Gibbons was expelled from the university toward the end of last year, as documents dated Nov. 20 and viewed by the Michigan Daily revealed, after a university investigation yielded a “preponderance of evidence” that he sexually assaulted a woman.
Head coach Brady Hoke has declined comment on the matter, citing privacy laws, choosing not to expand on his initial explanations for why Gibbons couldn’t play in the final two games of the season, first because of an injury and then a “family matter.”
This isn’t the first time the storied university has been accused of covering up a crime to protect its image – and not just by Smith.
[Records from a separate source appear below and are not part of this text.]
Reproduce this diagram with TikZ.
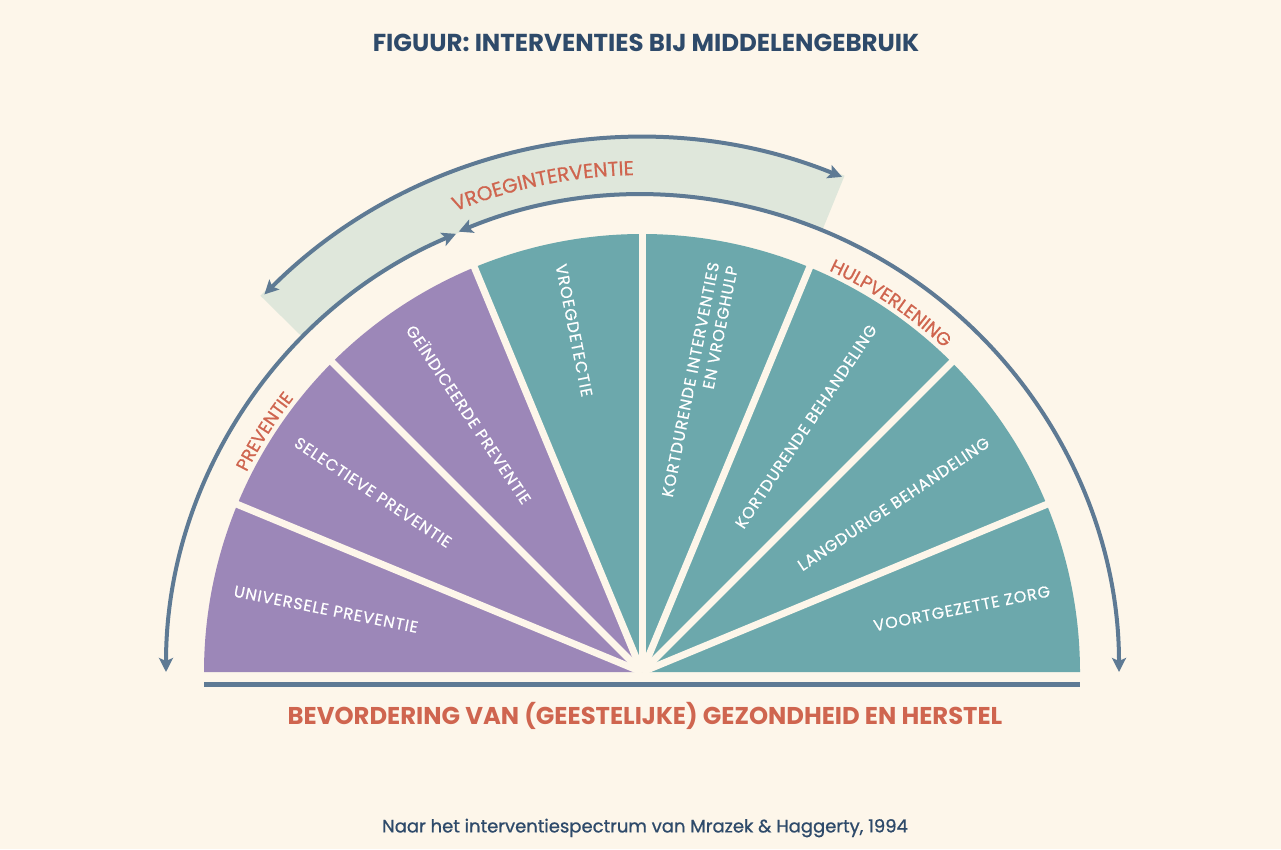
\documentclass[tikz,border=0pt]{standalone}
\usepackage{fontspec}
\setmainfont{Poppins}
\newfontfamily\labfont[LetterSpace=6,FakeBold=0.6]{Poppins}
\newfontfamily\medfont[LetterSpace=3,FakeBold=0.8]{Poppins}
\newfontfamily\srcfont[FakeBold=0.8]{Poppins}
\usetikzlibrary{arrows.meta,decorations.text}
\definecolor{bg}{HTML}{FDF6EA}
\definecolor{lila}{HTML}{9C87B8}
\definecolor{tealc}{HTML}{6CA8AC}
\definecolor{slate}{HTML}{5E7A94}
\definecolor{bandc}{HTML}{DFE7DB}
\definecolor{coral}{HTML}{CF654F}
\definecolor{navy}{HTML}{2E4A6A}
\begin{document}
\begin{tikzpicture}[x=1pt,y=1pt,
  tip/.tip={Stealth[length=14pt,width=14pt,inset=3pt]},
  arrowline/.style={draw=slate, line width=4pt, tip-tip},
  sepline/.style={draw=bg, line width=7pt},
  wlabel/.style={text=white, font=\labfont\fontsize{16}{19}\selectfont, inner sep=0pt},
  wedge/.style={fill=#1}
]
\fill[bg] (0,0) rectangle (1281,849);
\useasboundingbox (0,0) rectangle (1281,849);

\node[font=\bfseries\fontsize{24.5}{28}\selectfont, text=navy] (title) at (646,806) {FIGUUR: INTERVENTIES BIJ MIDDELENGEBRUIK};

\begin{scope}[shift={(642,177)}]
  % band behind the early-intervention arc
  \fill[bandc] (135.4:476pt) arc[start angle=135.4, end angle=67.8, radius=476pt]
     -- (67.8:536pt) arc[start angle=67.8, end angle=135.4, radius=536pt] -- cycle;
  % wedges
  \foreach \a/\c in {180/lila,157.5/lila,135/lila,112.5/tealc,90/tealc,67.5/tealc,45/tealc,22.5/tealc}{
    \fill[wedge=\c] (0,0) -- (\a:438pt) arc[start angle=\a, delta angle=-22.5, radius=438pt] -- cycle;
  }
  % separators
  \foreach \a in {22.5,45,67.5,90,112.5,135,157.5}{
    \draw[sepline] (0,0) -- (\a:446pt);
  }
  % arcs
  \draw[arrowline] (180:476pt) arc[start angle=180, end angle=113, radius=476pt];
  \draw[arrowline] (112.6:477pt) arc[start angle=112.6, end angle=0, radius=477pt];
  \draw[arrowline] (135:534pt) arc[start angle=135, end angle=68, radius=534pt];
  % curved labels
  \path[decorate, decoration={text along path, text align=center, text color=coral,
      text={|\medfont\fontsize{20}{23}\selectfont|VROEGINTERVENTIE}}]
      (125:497pt) arc[start angle=125, end angle=78, radius=497pt];
  \path[decorate, decoration={text along path, text align=center, text color=coral,
      text={|\medfont\fontsize{18}{21}\selectfont|PREVENTIE}}]
      (165:443pt) arc[start angle=165, end angle=130, radius=443pt];
  \path[decorate, decoration={text along path, text align=center, text color=coral,
      text={|\medfont\fontsize{18.5}{21}\selectfont|HULPVERLENING}}]
      (75:443pt) arc[start angle=75, end angle=37, radius=443pt];
  % wedge labels
  \node[wlabel, anchor=west, rotate=-11.25] (l1) at (168.75:416pt) {UNIVERSELE PREVENTIE};
  \node[wlabel, anchor=west, rotate=-33.75] (l2) at (146.25:416pt) {SELECTIEVE PREVENTIE};
  \node[wlabel, anchor=west, rotate=-56.25] (l3) at (123.75:416pt) {GEÏNDICEERDE PREVENTIE};
  \node[wlabel, anchor=west, rotate=-78.75] (l4) at (101.25:416pt) {VROEGDETECTIE};
  \node[wlabel, anchor=east, rotate=78.75, align=right] (l5) at (78.75:416pt) {KORTDURENDE INTERVENTIES\\EN VROEGHULP};
  \node[wlabel, anchor=east, rotate=56.25] (l6) at (56.25:416pt) {KORTDURENDE BEHANDELING};
  \node[wlabel, anchor=east, rotate=33.75] (l7) at (33.75:416pt) {LANGDURIGE BEHANDELING};
  \node[wlabel, anchor=east, rotate=11.25] (l8) at (11.25:416pt) {VOORTGEZETTE ZORG};
\end{scope}

\coordinate (baseL) at (204,164.5);
\coordinate (baseR) at (1080,164.5);
\draw[slate, line width=5pt] (baseL) -- (baseR);

\node[font=\bfseries\fontsize{24.3}{28}\selectfont, text=coral] (goal) at (645,133) {BEVORDERING VAN (GEESTELIJKE) GEZONDHEID EN HERSTEL};
\node[font=\srcfont\fontsize{18}{21}\selectfont, text=navy] (src) at (645,21) {Naar het interventiespectrum van Mrazek \& Haggerty, 1994};
\end{tikzpicture}
\end{document}
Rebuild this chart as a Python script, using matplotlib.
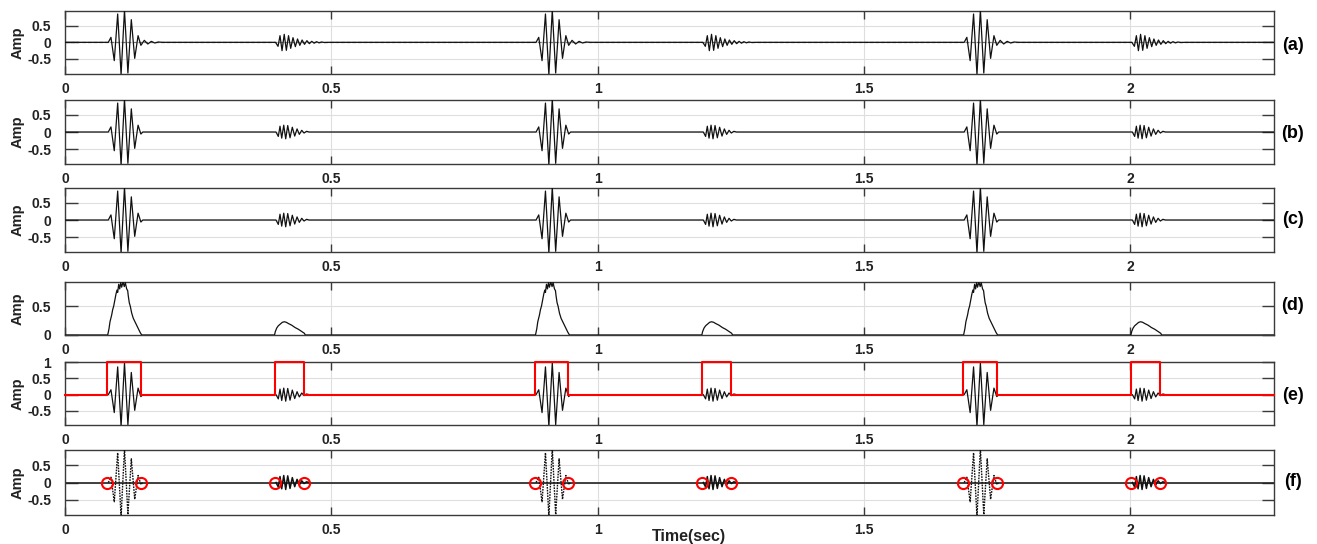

One of the most disturbing incidents recently, one that was a monstrous black eye for the university, was the 2011 scandal involving a six-month delay by the university in reporting child pornography found in possession of a doctor at the Pediatric Emergency Department at U-M Hospital.
According to the Ann Arbor News, records show that eight people knew about the situation by June 2, but the crime was not reported until November.
The U.S. Department of Education also investigated the university for its handling of that situation.
“This was a serious failure on the part of our institution – there is simply no other way to describe it,” university president Mary Sue Coleman said at the time, per the Ann Arbor News.
Coleman will retire in July 2014, and Smith said he thinks her leaving is related to the child pornography scandal. Smith said the university has a pattern of covering up crimes and that he is pleased the federal government is investigating the university’s handling of the 2009 incident involving Gibbons.
“I hope they will look at the issue fairly broadly,” Smith said, “because I think there are probably many other victims that were treated the same way in terms of refusing to investigate their assaults.”